DIRECTIONS FOR THIS TASK ::
Please, without the pictures, retype exactly the lines from the start of the material through the line that holds "import plotly.graph_objects as go".

╭──

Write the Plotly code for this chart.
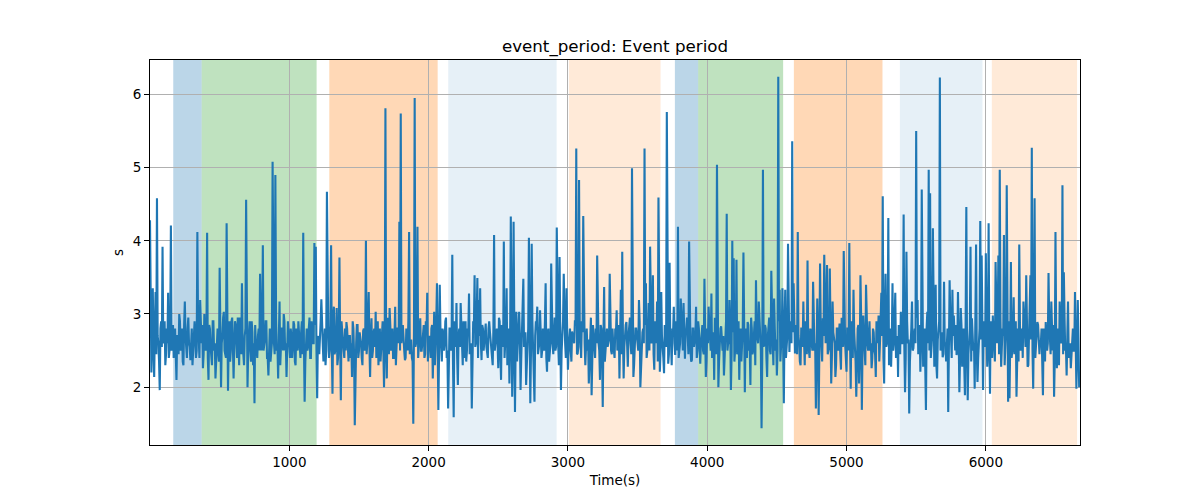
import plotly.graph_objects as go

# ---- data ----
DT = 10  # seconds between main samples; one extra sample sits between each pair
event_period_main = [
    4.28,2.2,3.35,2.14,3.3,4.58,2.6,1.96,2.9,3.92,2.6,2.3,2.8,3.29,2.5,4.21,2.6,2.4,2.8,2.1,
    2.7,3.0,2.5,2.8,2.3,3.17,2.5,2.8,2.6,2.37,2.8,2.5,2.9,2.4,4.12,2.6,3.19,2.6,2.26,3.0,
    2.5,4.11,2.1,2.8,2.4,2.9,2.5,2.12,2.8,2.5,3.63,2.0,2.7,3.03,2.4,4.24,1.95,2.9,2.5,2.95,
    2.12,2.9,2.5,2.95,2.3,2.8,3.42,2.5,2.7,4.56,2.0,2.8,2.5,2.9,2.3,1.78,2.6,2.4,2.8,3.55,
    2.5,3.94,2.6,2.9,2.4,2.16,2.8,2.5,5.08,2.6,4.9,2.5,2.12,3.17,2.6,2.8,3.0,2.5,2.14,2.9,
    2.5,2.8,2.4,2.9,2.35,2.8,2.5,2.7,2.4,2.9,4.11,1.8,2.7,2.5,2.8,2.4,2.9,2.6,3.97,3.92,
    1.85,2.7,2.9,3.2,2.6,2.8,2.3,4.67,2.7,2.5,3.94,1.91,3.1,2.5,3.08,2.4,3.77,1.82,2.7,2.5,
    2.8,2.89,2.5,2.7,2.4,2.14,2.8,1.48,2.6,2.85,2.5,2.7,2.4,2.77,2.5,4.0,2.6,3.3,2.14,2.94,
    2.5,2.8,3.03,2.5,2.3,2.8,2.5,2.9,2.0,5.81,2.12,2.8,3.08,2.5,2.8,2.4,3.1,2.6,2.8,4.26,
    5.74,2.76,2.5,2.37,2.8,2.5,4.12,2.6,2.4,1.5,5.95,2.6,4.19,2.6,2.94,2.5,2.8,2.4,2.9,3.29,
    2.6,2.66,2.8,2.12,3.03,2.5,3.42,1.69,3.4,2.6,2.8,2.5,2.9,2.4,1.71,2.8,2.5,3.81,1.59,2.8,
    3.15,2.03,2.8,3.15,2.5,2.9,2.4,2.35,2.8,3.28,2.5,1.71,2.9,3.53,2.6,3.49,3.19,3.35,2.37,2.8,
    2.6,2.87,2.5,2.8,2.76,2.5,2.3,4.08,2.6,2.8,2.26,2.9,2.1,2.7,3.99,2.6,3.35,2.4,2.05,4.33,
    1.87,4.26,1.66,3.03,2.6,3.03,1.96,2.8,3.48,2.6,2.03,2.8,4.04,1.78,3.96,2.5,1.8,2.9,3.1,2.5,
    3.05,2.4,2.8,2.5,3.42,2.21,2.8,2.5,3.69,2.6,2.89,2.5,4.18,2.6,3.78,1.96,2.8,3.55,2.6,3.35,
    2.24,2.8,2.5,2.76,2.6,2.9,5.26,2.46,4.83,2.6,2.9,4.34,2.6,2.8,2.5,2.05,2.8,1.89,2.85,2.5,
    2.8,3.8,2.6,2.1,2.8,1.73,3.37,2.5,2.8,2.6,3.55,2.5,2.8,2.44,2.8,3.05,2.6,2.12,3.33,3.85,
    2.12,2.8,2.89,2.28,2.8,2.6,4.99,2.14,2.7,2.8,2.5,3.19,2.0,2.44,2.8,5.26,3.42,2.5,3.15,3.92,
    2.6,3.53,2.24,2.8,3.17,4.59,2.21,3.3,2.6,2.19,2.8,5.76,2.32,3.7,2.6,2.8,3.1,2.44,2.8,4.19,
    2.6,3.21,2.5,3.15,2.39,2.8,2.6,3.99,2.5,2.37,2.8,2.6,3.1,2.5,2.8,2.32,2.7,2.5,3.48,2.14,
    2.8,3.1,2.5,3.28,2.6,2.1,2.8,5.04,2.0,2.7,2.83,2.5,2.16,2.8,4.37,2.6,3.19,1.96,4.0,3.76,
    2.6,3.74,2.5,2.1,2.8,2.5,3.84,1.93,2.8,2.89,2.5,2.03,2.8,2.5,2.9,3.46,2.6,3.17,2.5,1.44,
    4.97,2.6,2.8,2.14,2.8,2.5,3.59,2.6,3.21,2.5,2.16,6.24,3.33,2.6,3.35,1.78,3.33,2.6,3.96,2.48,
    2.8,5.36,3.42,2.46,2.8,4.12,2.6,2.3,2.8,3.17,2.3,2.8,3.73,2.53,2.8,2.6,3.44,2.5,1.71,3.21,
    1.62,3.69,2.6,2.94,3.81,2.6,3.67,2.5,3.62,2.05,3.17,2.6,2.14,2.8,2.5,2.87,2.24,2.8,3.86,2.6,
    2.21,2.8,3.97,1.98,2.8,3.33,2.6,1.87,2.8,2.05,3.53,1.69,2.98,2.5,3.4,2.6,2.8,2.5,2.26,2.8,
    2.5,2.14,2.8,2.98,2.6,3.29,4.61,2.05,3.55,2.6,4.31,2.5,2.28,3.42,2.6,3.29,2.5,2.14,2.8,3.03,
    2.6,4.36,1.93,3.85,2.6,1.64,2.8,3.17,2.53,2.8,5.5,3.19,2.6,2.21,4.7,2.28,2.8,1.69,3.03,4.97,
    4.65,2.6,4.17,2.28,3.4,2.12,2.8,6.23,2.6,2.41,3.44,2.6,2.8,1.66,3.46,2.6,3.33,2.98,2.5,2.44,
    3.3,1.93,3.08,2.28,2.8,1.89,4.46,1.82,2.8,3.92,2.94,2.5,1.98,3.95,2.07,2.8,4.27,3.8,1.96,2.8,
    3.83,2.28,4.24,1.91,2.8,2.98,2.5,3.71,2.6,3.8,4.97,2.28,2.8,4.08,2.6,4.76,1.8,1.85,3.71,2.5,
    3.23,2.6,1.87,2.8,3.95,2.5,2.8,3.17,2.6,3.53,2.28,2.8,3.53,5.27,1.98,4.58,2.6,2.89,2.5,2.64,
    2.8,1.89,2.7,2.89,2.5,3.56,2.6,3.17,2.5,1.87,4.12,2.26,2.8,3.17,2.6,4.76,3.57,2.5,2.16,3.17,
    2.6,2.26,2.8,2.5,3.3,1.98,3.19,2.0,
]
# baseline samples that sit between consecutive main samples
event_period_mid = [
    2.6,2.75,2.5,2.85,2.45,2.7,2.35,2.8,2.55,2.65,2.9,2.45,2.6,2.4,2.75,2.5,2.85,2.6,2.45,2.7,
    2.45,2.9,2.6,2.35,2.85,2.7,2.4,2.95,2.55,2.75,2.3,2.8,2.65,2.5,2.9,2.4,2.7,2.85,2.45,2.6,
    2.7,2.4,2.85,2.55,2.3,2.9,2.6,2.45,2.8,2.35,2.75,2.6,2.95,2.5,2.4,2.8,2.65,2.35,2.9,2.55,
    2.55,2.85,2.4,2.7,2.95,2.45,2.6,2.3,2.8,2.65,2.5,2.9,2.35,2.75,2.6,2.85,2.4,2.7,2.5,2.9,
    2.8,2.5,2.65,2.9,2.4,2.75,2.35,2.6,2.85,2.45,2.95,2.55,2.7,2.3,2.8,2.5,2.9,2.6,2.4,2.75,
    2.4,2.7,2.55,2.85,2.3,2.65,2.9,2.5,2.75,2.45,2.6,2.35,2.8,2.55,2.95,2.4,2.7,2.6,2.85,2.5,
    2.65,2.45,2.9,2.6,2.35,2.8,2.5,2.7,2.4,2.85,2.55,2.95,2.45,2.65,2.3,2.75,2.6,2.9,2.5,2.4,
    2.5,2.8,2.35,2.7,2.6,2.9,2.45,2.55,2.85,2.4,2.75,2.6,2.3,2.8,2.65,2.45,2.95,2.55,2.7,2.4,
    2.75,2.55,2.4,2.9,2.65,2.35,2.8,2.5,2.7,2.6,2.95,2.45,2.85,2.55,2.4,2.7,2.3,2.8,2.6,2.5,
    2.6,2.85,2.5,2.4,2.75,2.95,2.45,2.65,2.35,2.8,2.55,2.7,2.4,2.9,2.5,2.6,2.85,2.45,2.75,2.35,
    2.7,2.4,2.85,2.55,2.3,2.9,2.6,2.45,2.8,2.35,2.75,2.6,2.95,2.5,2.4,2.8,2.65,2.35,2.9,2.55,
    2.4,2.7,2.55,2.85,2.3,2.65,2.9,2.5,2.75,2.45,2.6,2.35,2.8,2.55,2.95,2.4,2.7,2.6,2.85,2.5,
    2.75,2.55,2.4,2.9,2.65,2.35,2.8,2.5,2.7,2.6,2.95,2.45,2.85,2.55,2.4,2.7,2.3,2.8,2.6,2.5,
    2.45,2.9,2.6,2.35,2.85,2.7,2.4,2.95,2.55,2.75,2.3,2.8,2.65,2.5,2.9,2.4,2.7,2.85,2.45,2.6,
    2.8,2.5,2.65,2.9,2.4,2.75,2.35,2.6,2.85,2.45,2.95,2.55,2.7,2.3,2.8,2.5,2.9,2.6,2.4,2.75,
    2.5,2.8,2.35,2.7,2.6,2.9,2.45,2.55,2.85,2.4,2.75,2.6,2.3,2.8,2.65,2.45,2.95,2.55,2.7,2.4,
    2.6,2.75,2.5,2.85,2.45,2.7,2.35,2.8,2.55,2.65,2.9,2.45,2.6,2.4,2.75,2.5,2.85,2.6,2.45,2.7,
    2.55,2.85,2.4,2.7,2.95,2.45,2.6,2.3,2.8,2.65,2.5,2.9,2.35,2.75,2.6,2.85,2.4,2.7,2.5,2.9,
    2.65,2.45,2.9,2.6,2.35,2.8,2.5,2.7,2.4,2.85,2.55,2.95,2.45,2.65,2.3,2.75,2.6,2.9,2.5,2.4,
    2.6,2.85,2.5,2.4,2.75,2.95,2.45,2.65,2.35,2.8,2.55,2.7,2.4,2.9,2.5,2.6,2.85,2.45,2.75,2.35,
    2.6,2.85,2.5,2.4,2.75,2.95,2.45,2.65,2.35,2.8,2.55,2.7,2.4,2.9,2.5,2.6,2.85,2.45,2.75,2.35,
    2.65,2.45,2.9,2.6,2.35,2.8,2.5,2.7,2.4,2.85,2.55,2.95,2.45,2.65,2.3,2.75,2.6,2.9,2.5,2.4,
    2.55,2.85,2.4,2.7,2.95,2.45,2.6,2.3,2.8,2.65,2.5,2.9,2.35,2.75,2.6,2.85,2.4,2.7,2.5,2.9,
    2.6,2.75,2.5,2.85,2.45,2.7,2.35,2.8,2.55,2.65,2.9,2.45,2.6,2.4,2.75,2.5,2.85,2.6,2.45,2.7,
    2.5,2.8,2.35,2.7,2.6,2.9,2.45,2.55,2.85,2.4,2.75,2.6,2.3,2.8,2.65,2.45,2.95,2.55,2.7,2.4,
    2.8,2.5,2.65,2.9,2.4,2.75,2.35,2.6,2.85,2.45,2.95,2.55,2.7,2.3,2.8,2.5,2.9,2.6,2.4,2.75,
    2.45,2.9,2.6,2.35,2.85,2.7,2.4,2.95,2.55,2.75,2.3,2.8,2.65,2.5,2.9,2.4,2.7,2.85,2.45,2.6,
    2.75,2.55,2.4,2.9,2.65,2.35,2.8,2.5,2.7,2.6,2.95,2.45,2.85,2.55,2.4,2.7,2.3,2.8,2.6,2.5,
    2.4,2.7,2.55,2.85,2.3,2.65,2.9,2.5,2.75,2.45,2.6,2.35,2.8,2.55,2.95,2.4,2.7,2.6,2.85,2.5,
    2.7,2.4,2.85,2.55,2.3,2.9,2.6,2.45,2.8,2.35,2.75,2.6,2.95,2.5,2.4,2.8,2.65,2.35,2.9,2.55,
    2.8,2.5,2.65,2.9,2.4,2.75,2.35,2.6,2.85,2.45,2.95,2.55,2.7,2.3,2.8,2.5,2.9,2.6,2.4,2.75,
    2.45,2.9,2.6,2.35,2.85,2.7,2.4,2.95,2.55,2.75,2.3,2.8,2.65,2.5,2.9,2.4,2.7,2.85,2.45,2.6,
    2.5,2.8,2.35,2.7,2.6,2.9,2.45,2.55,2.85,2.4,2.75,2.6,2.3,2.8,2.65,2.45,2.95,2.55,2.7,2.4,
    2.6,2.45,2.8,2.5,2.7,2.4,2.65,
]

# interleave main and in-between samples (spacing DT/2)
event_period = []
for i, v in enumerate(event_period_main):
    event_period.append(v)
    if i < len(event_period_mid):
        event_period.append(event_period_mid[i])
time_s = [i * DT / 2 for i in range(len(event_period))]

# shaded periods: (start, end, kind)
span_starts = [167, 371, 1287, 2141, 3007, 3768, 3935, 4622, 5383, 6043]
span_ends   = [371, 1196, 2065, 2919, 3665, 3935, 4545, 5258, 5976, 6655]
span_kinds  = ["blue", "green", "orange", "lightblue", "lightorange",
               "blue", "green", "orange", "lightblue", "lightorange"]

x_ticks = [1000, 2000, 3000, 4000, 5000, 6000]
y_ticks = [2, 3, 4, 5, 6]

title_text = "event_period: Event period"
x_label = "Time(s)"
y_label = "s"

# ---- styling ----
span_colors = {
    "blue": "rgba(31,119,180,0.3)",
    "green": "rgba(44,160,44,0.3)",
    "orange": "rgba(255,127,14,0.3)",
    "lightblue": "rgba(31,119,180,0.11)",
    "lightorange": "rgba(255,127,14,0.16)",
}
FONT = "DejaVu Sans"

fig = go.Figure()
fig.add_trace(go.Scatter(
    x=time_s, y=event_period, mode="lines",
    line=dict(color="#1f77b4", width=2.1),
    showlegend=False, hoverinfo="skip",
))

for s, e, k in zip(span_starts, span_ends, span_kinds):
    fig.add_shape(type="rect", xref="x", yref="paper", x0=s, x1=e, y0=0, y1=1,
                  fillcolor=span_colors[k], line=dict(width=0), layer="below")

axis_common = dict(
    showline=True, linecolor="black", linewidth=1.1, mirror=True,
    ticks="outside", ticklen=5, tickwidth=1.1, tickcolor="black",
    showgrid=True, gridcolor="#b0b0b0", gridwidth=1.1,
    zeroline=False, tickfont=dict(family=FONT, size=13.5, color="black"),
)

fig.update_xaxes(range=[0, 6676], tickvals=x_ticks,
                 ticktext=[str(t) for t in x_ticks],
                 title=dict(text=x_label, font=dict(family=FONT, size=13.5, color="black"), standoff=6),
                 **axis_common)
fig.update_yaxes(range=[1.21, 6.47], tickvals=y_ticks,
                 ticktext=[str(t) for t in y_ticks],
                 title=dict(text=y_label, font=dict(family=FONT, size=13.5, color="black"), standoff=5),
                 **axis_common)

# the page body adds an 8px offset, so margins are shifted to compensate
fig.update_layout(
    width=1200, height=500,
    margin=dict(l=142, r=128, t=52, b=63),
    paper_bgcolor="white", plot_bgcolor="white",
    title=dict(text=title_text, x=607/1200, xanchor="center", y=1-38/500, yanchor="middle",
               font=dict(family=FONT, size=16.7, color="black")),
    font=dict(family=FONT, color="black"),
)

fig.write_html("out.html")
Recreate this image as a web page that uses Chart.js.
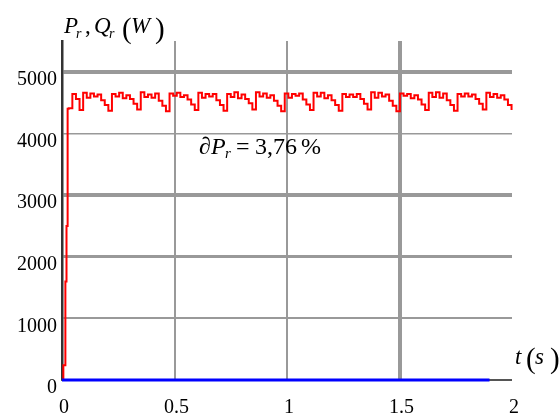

╰──

RESULT ::
Write the Plotly code for this chart.
import plotly.graph_objects as go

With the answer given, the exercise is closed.